Yesterday, the U.S. Supreme Court has issued an interesting opinion where it protected, in a majority opinion, the right of governmental employees not to be punished for conduct protected by the 1st Amendment.
Here is the opinion in full.
The case is decidedly weird, on many levels.
The gist of it is that a police officer was demoted because somebody saw him (and reported him to his supervisor) standing with a sign supporting a certain official in his election campaign and talking to that person's campaign workers.
The supervisor perceived that reported conduct of the police officer as participating in a political activity - which is not allowed to police officers and other government employees.
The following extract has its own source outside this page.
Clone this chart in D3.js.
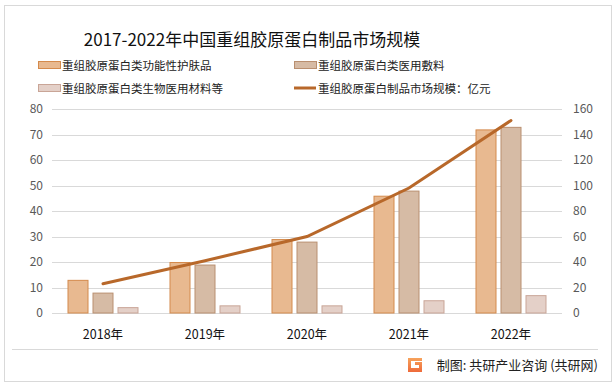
<!DOCTYPE html>
<html>
<head>
<meta charset="utf-8">
<script src="https://cdn.jsdelivr.net/npm/d3@7"></script>
<style>
  body { margin: 0; background: #fff; }
  svg { display: block; font-family: "Noto Sans CJK SC", "Microsoft YaHei", sans-serif; }
</style>
</head>
<body>
<div id="chart"></div>
<script>
const years = ['2018年', '2019年', '2020年', '2021年', '2022年'];
const seriesNames = ['重组胶原蛋白类功能性护肤品', '重组胶原蛋白类医用敷料', '重组胶原蛋白类生物医用材料等'];
const skincare = [13, 20, 29, 46, 72];
const dressing = [8, 19, 28, 48, 73];
const material = [2.3, 3, 3, 5, 7];
const lineName = '重组胶原蛋白制品市场规模：亿元';
const marketSize = [23, 41, 60, 98, 151];
const leftTicks = [0, 10, 20, 30, 40, 50, 60, 70, 80];
const rightTicks = [0, 20, 40, 60, 80, 100, 120, 140, 160];

const W = 616, H = 387;
const fills = ['#e8b990', '#d6bba5', '#e4d0c8'];
const strokes = ['#d48a4c', '#b98f70', '#c9a597'];
const lineColor = '#b8682a';

const svg = d3.select('#chart').append('svg').attr('width', W).attr('height', H);

// outer frame
svg.append('rect')
    .attr('x', 4.5).attr('y', 5.5).attr('width', 607).attr('height', 376)
    .attr('fill', 'none').attr('stroke', '#d9d9d9');

// title
svg.append('text')
    .attr('x', 252).attr('y', 46)
    .attr('text-anchor', 'middle')
    .attr('font-size', '17px')
    .attr('fill', '#111')
    .text('2017-2022年中国重组胶原蛋白制品市场规模');

// legend
const legend = [
    { x: 38, y: 65, kind: 'bar', i: 0, name: seriesNames[0] },
    { x: 294, y: 65, kind: 'bar', i: 1, name: seriesNames[1] },
    { x: 38, y: 88, kind: 'bar', i: 2, name: seriesNames[2] },
    { x: 294, y: 88, kind: 'line', name: lineName }
];
legend.forEach(d => {
    if (d.kind === 'bar') {
        svg.append('rect')
            .attr('x', d.x + 0.5).attr('y', d.y - 3.5).attr('width', 22).attr('height', 7)
            .attr('fill', fills[d.i]).attr('stroke', strokes[d.i]);
    } else {
        svg.append('line')
            .attr('x1', d.x).attr('x2', d.x + 22).attr('y1', d.y).attr('y2', d.y)
            .attr('stroke', lineColor).attr('stroke-width', 3);
    }
    svg.append('text')
        .attr('x', d.x + 24).attr('y', d.y + 4.5)
        .attr('font-size', '11.5px').attr('fill', '#222')
        .text(d.name);
});

// scales
const x0 = d3.scaleBand().domain(years).range([52, 562]);
const x1 = d3.scaleBand().domain([0, 1, 2]).range([-35.5, 35.5]).paddingInner(0.16);
const yL = d3.scaleLinear().domain([0, 80]).range([313, 109]);
const yR = d3.scaleLinear().domain([0, 160]).range([313, 109]);

// grid
svg.append('g').selectAll('line')
    .data(leftTicks)
    .join('line')
    .attr('x1', 52).attr('x2', 562)
    .attr('y1', d => Math.round(yL(d)) + 0.5).attr('y2', d => Math.round(yL(d)) + 0.5)
    .attr('stroke', '#d9d9d9');

// left axis
svg.append('g').selectAll('text')
    .data(leftTicks)
    .join('text')
    .attr('x', 43).attr('y', d => yL(d) + 4)
    .attr('text-anchor', 'end')
    .attr('font-size', '12px').attr('fill', '#595959')
    .text(d => d);

// right axis
svg.append('g').selectAll('text')
    .data(rightTicks)
    .join('text')
    .attr('x', 573).attr('y', d => yR(d) + 4)
    .attr('font-size', '12px').attr('fill', '#595959')
    .text(d => d);

// bars
const series = [skincare, dressing, material];
series.forEach((vals, i) => {
    svg.append('g').selectAll('rect')
        .data(vals)
        .join('rect')
        .attr('x', (d, j) => x0(years[j]) + x0.bandwidth() / 2 + x1(i) + 0.5)
        .attr('y', d => yL(d) + 0.5)
        .attr('width', x1.bandwidth() - 1)
        .attr('height', d => yL(0) - yL(d) - 0.5)
        .attr('fill', fills[i])
        .attr('stroke', strokes[i]);
});

// category labels
svg.append('g').selectAll('text')
    .data(years)
    .join('text')
    .attr('x', d => x0(d) + x0.bandwidth() / 2)
    .attr('y', 339)
    .attr('text-anchor', 'middle')
    .attr('font-size', '12.5px').attr('fill', '#111')
    .text(d => d);

// line
const line = d3.line()
    .x((d, j) => x0(years[j]) + x0.bandwidth() / 2)
    .y(d => yR(d));
svg.append('path')
    .datum(marketSize)
    .attr('d', line)
    .attr('fill', 'none')
    .attr('stroke', lineColor)
    .attr('stroke-width', 3)
    .attr('stroke-linecap', 'round');

// footer
svg.append('line')
    .attr('x1', 12).attr('x2', 598).attr('y1', 349.5).attr('y2', 349.5)
    .attr('stroke', '#d9d9d9');

const grad = svg.append('defs').append('linearGradient')
    .attr('id', 'logo').attr('x1', 0).attr('y1', 0).attr('x2', 0).attr('y2', 1);
grad.append('stop').attr('offset', '0%').attr('stop-color', '#f7a35c');
grad.append('stop').attr('offset', '100%').attr('stop-color', '#ee6a3a');
svg.append('path')
    .attr('d', 'M408,358 h14 v3 h-11 v7 h8 v-3 h-4 v-3 h7 v10 h-14 z')
    .attr('fill', 'url(#logo)');

svg.append('text')
    .attr('x', 598).attr('y', 370)
    .attr('text-anchor', 'end')
    .attr('font-size', '13px').attr('fill', '#222')
    .text('制图: 共研产业咨询 (共研网)');
</script>
</body>
</html>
It was actually a misunderstanding. The police officer held a sign he was bringing home to his bed-ridden disabled mother at her request, he did not support the campaign of that individual personally.
The big fight was that the officer was demoted and sued for discrimination on 1st Amendment grounds, among other grounds.
The dissent said that, since it was a misunderstanding and the officer did not ACTUALLY engage in political conduct, 1st Amendment cannot be invoked in his lawsuit. In the opinion of the dissent, what was done to the police officer (demoting from investigator to patrol) was "callous, but not unconstitutional".
Whether the 1st Amendment could or could not be invoked by the officer in a discrimination lawsuit made a difference between whether the officer's civil rights case would be dismissed or allowed to proceed.
The U.S. Supreme Court reversed the lower courts' decisions and allowed the officer's case to proceed, stating that factual mistake is no defense. If the officer's employer believed that the officer is demoted because of his participation in a political campaign, that was activity protected by the 1st Amendment, and the lawsuit could proceed.
The issue though is not that simple.
In fact, if the officer's employer believed that the officer did participate in a political campaign, and did that openly, so that his holding of the sign while talking to the campaign workers of a certain political candidate could send a message to the public that the local police endorses that political candidate, and where such political activity was prohibited as a condition of employment, the government was justified to demote or fire the officer, 1st Amendment or no 1st Amendment.
Such firing would definitely have met the required strict scrutiny test, because on the other side of the balancing test as to whether the 1st Amendment rights were violated and whether such a demotion or even firing would be permissible under the 1st Amendment, is the requirement of government neutrality and non-endorsement by the government of political candidates, to preserve integrity of democratic elections.
So, I am afraid, we did not see the last of that case, it can return to the U.S. Supreme Court after its round through the lower courts on remand, and, of course, I will report it if it does return.